## DATA EXCERPT
*****

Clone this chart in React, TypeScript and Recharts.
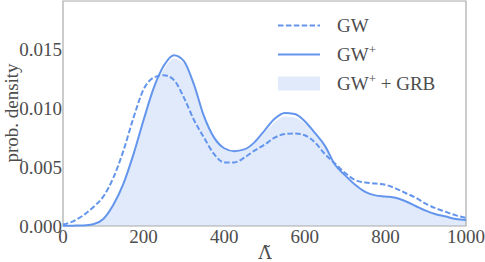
import React from 'react'
import { ComposedChart, Area, Line, XAxis, YAxis, ReferenceArea } from 'recharts'

const lambda = [
  0, 25, 50, 75, 100, 125, 150, 175, 200, 225, 250, 275, 300, 325, 350, 375, 400, 425, 450, 475, 500,
  525, 550, 575, 600, 625, 650, 675, 700, 725, 750, 775, 800, 825, 850, 875, 900, 925, 950, 975, 1000,
]

// GW (dashed)
const gw = [
  0.00012, 0.0004, 0.0009, 0.0016, 0.0025, 0.0041, 0.0064, 0.0092, 0.0116, 0.0126, 0.0128, 0.0124,
  0.0109, 0.009, 0.0075, 0.0061, 0.0054, 0.0054, 0.0058, 0.0064, 0.0069, 0.0075, 0.0078, 0.00786,
  0.0077, 0.0071, 0.0061, 0.0053, 0.0045, 0.0039, 0.0037, 0.0036, 0.0035, 0.0032, 0.0028, 0.0024,
  0.0019, 0.0015, 0.0012, 0.0009, 0.0007,
]

// GW+ (solid)
const gwPlus = [
  0.00002, 0.00003, 0.00005, 0.00015, 0.0006, 0.0018, 0.0036, 0.0061, 0.009, 0.0117, 0.0136, 0.0145,
  0.014, 0.012, 0.0093, 0.0075, 0.0066, 0.00635, 0.0065, 0.0071, 0.0081, 0.0091, 0.0096, 0.0095,
  0.0089, 0.0079, 0.0068, 0.0052, 0.0043, 0.0035, 0.0029, 0.0026, 0.0025, 0.0024, 0.0021, 0.0017,
  0.0013, 0.001, 0.0008, 0.0006, 0.0005,
]

// GW+ + GRB (filled)
const gwPlusGrb = [
  0.00002, 0.00003, 0.00005, 0.00015, 0.0006, 0.0018, 0.0036, 0.006, 0.0089, 0.0115, 0.0133, 0.0142,
  0.0138, 0.0118, 0.0092, 0.0074, 0.0065, 0.0063, 0.0064, 0.007, 0.0079, 0.0088, 0.0093, 0.0092,
  0.0087, 0.0078, 0.0067, 0.0052, 0.0042, 0.0035, 0.0029, 0.0026, 0.0025, 0.0024, 0.0021, 0.0017,
  0.0013, 0.001, 0.0008, 0.0006, 0.0005,
]

const xTicks = [0, 200, 400, 600, 800, 1000]
const yTicks = [0, 0.005, 0.01, 0.015]

const data = lambda.map((x, i) => ({ x, gw: gw[i], gwPlus: gwPlus[i], grb: gwPlusGrb[i] }))

const blue = '#6495ED'
const fillBlue = '#e0eafb'
const textColor = '#4d4d4d'
const font = '"Liberation Serif", "DejaVu Serif", serif'

const LegendBox = () => (
  <div
    style={{
      position: 'absolute',
      left: 278,
      top: 11,
      fontFamily: font,
      fontSize: 19,
      color: textColor,
      lineHeight: '29px',
      whiteSpace: 'nowrap',
    }}
  >
    <div style={{ display: 'flex', alignItems: 'center' }}>
      <svg width={42} height={29}>
        <line x1={0} x2={42} y1={14.5} y2={14.5} stroke={blue} strokeWidth={2} strokeDasharray="5.5 2.4" />
      </svg>
      <span style={{ marginLeft: 17 }}>GW</span>
    </div>
    <div style={{ display: 'flex', alignItems: 'center' }}>
      <svg width={42} height={29}>
        <line x1={0} x2={42} y1={14.5} y2={14.5} stroke={blue} strokeWidth={2} />
      </svg>
      <span style={{ marginLeft: 17 }}>
        GW<sup style={{ fontSize: 13, lineHeight: 0 }}>+</sup>
      </span>
    </div>
    <div style={{ display: 'flex', alignItems: 'center' }}>
      <svg width={42} height={29}>
        <rect x={0} y={7.5} width={42} height={14} fill={fillBlue} />
      </svg>
      <span style={{ marginLeft: 17 }}>
        GW<sup style={{ fontSize: 13, lineHeight: 0 }}>+</sup> + GRB
      </span>
    </div>
  </div>
)

export default function App() {
  return (
    <div style={{ position: 'absolute', left: 0, top: 0, width: 485, height: 262 }}>
      <ComposedChart width={485} height={262} data={data} margin={{ top: 1, right: 19, bottom: 0, left: 0 }}>
        <XAxis
          dataKey="x"
          type="number"
          domain={[0, 1000]}
          ticks={xTicks}
          axisLine={false}
          tickLine={false}
          tickSize={0}
          tickMargin={4}
          tick={{ fill: textColor, fontSize: 19, fontFamily: font }}
          height={36}
          interval={0}
          label={{
            content: () => (
              <text
                x={265}
                y={259}
                textAnchor="middle"
                fill={textColor}
                fontSize={18}
                fontFamily='"DejaVu Serif", serif'
              >
                Λ̃
              </text>
            ),
          }}
        />
        <YAxis
          type="number"
          domain={[0, 0.0191]}
          ticks={yTicks}
          axisLine={false}
          tickLine={false}
          tickSize={0}
          tickMargin={1}
          width={63}
          interval={0}
          tickFormatter={(v: number) => v.toFixed(3)}
          tick={{ fill: textColor, fontSize: 19, fontFamily: font }}
          label={{
            content: () => (
              <text
                x={11}
                y={113}
                textAnchor="middle"
                fill={textColor}
                fontSize={19}
                fontFamily={font}
                transform="rotate(-90 11 113)"
                dominantBaseline="central"
              >
                prob. density
              </text>
            ),
          }}
        />
        <Area
          type="monotone"
          dataKey="grb"
          stroke="none"
          fill={fillBlue}
          fillOpacity={1}
          isAnimationActive={false}
        />
        <Line
          type="monotone"
          dataKey="gw"
          stroke={blue}
          strokeWidth={2}
          strokeDasharray="5.5 2.4"
          dot={false}
          isAnimationActive={false}
        />
        <Line
          type="monotone"
          dataKey="gwPlus"
          stroke={blue}
          strokeWidth={2}
          dot={false}
          isAnimationActive={false}
        />
        <ReferenceArea x1={0} x2={1000} y1={0} y2={0.0191} fill="none" stroke="#aaaaaa" strokeWidth={1.2} />
      </ComposedChart>
      <LegendBox />
    </div>
  )
}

*****

## WHAT YOU ARE ASKED TO DO
From the listing above, copy every line that holds the string "React".

## CORRECT OUTPUT
Clone this chart in React, TypeScript and Recharts.
import React from 'react'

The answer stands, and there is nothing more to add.